モデルになったと思われる側室はいます。それは 怡嬪 柏氏です。史実の怡嬪は蘇州出身の漢民族で平民から嬪へと出世しました。
共通点(似ているところ)
ドラマの玫嬪 白蕊姫 | 史実の怡嬪 柏氏 | |
姓 | 柏氏 | 白氏 |
出身地 | 蘇州 | 蘇州 |
民族 | 漢人 | 漢人 |
側室になる前の境遇に多少の違いはありますが、玫嬪 白蕊姫も怡嬪 柏氏どちらも貴族や名家の出身ではありません。平民や低い身分から宮中に入り側室になっている点は共通しています。
史実の怡嬪 柏氏も彗賢皇貴妃 高氏や孝賢皇后 富察氏の葬儀にも出席。その後、病気で亡くなっています。ドラマでも玫嬪 白蕊姫は富察皇后の死後に死亡しているので亡くなった時期もだいたい同じです。
史実とドラマの違いを比べてみましょう。
項目 | ドラマの玫嬪 白蕊姫 | 史実の怡嬪 柏氏 |
---|---|---|
身分 | 南府琵琶伎 | 漢民族の平民 |
子供 | 一人(奇形児) | いない |
特技 | 琵琶 | とくになし |
最期 | 毒酒を賜る | 病で亡くなる |
死後 | 追封なし | 乾隆帝が深く悲しむ |
怡嬪 柏氏についは 怡嬪 柏氏・乾隆帝に気に入られた平民出身の側室とは でさらに詳しく紹介しています。
なぜ史実と違う物語が描かれたのか
史実では怡嬪 柏氏には子供はいません。怡嬪が皇后や皇子の死に関わって賜死になったという記録もありません。
でもドラマでは皇太后の手先になって暗躍したり、悲劇的な運命を背負わされています。もちろんドラマを面白くするための脚色です。

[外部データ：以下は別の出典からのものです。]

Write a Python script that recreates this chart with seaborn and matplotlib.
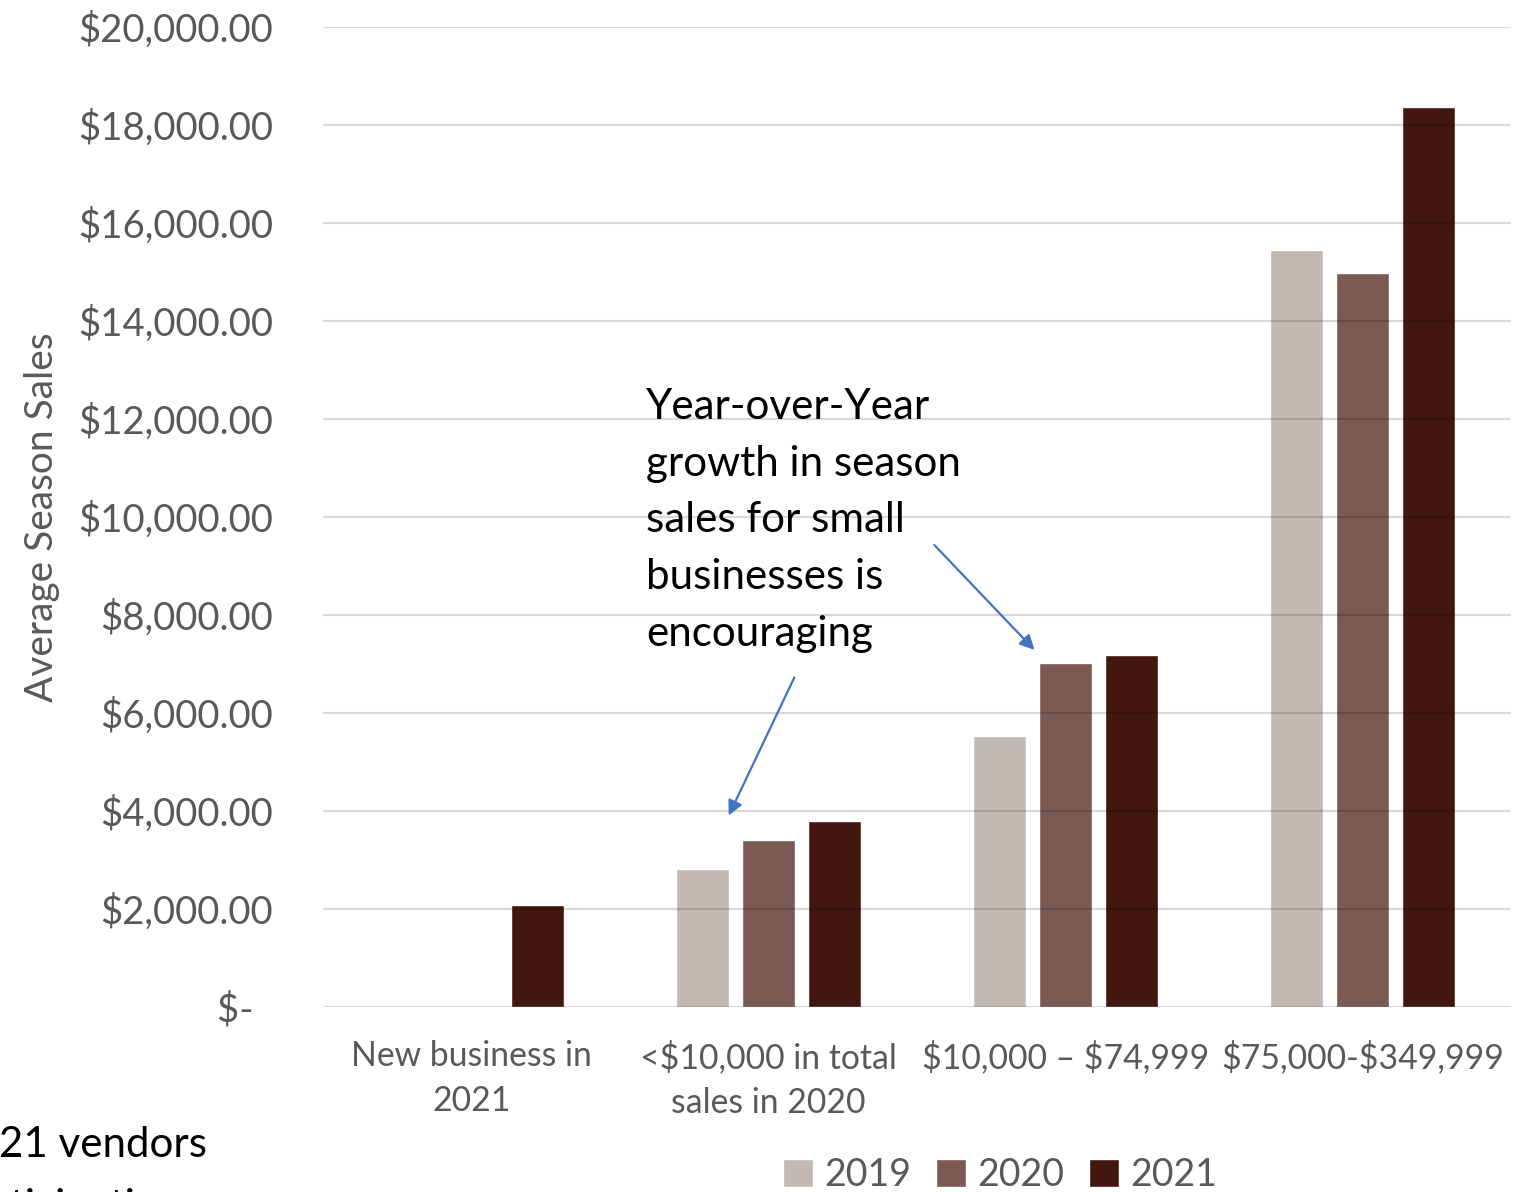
import numpy as np
import pandas as pd
import matplotlib
matplotlib.use("Agg")
import matplotlib.pyplot as plt
import seaborn as sns
from matplotlib.ticker import FuncFormatter

# Average season sales by vendor size segment
segments = ["New business in\n2021", "<$10,000 in total\nsales in 2020",
            "$10,000 \u2013 $74,999", "$75,000-$349,999"]
years = ["2019", "2020", "2021"]
sales_2019 = [np.nan, 2820, 5530, 15450]
sales_2020 = [np.nan, 3410, 7020, 14980]
sales_2021 = [2080, 3800, 7180, 18370]
colors = ["#C4B8B3", "#7A5A53", "#41170F"]

df = pd.DataFrame({
    "segment": segments * 3,
    "year": [y for y in years for _ in segments],
    "sales": sales_2019 + sales_2020 + sales_2021,
})

sns.set_theme(style="white")
plt.rcParams["font.family"] = ["Lato", "DejaVu Sans"]
plt.rcParams["text.parse_math"] = False

fig = plt.figure(figsize=(15.25, 11.92), dpi=100)
ax = fig.add_axes([323 / 1525, 1 - 1007 / 1192, (1511 - 323) / 1525, (1007 - 27) / 1192])

sns.barplot(data=df, x="segment", y="sales", hue="year", order=segments,
            hue_order=years, palette=colors, saturation=1,
            width=0.667, gap=0.21, ax=ax, legend=True)

ax.set_xlim(-0.5, 3.5)
ax.set_ylim(0, 20000)
ax.set_yticks(np.arange(0, 20001, 2000))

def money(v, _):
    return "$-  " if v == 0 else f"${v:,.2f}"

ax.yaxis.set_major_formatter(FuncFormatter(money))
ax.grid(axis="y", color="black", alpha=0.15, linewidth=1.6)
ax.set_axisbelow(False)
for s in ax.spines.values():
    s.set_visible(False)

grey = "#595959"
ax.tick_params(axis="y", length=0, pad=36, labelsize=27.5, labelcolor=grey)
ax.tick_params(axis="x", length=0, pad=24, labelsize=24.3, labelcolor=grey)
for lbl in ax.get_xticklabels():
    lbl.set_linespacing(1.48)
ax.set_xlabel("")
ax.set_ylabel("Average Season Sales", fontsize=28, color=grey)
ax.yaxis.set_label_coords(-0.221, 0.5)

leg = ax.legend(loc="center", bbox_to_anchor=(1000 / 1525, 1 - 1175 / 1192),
                bbox_transform=fig.transFigure, ncol=3, frameon=False,
                fontsize=27, handlelength=0.8, handleheight=0.8,
                handletextpad=0.3, columnspacing=0.66)
for t in leg.get_texts():
    t.set_color(grey)

# callout text and arrows
ax.text(0.589, 12640, "Year-over-Year\ngrowth in season\nsales for small\nbusinesses is\nencouraging",
        fontsize=30.3, color="black", ha="left", va="top", linespacing=1.61, zorder=0.5)
arrow = dict(arrowstyle="-|>", color="#4472C4", lw=1.6, mutation_scale=22)
ax.annotate("", xy=(0.862, 3857), xytext=(1.091, 6776), arrowprops=arrow)
ax.annotate("", xy=(1.902, 7245), xytext=(1.552, 9469), arrowprops=arrow)

fig.text(207 / 1525, 1 - 1126 / 1192, "2021 vendors\nparticipating", fontsize=30.3,
         color="black", ha="right", va="top", multialignment="left", linespacing=1.78)

fig.savefig("out.png", dpi=100)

史実でも子どもがなく、30代で死亡しています。庶民出身で地位が低いので上位の者の手先として描きやすいのでしょう。地位が低いところから出発して上級の側室になった代表には令妃(ドラマでは衛嬿婉)がいます。
その衛嬿婉と被らないようにするためにも「負け組」の代表みたいな描かれ方になったのだと思います。
でもそのおかげで、後宮の権力争いがどれほど恐ろしいかがよく表現されていました。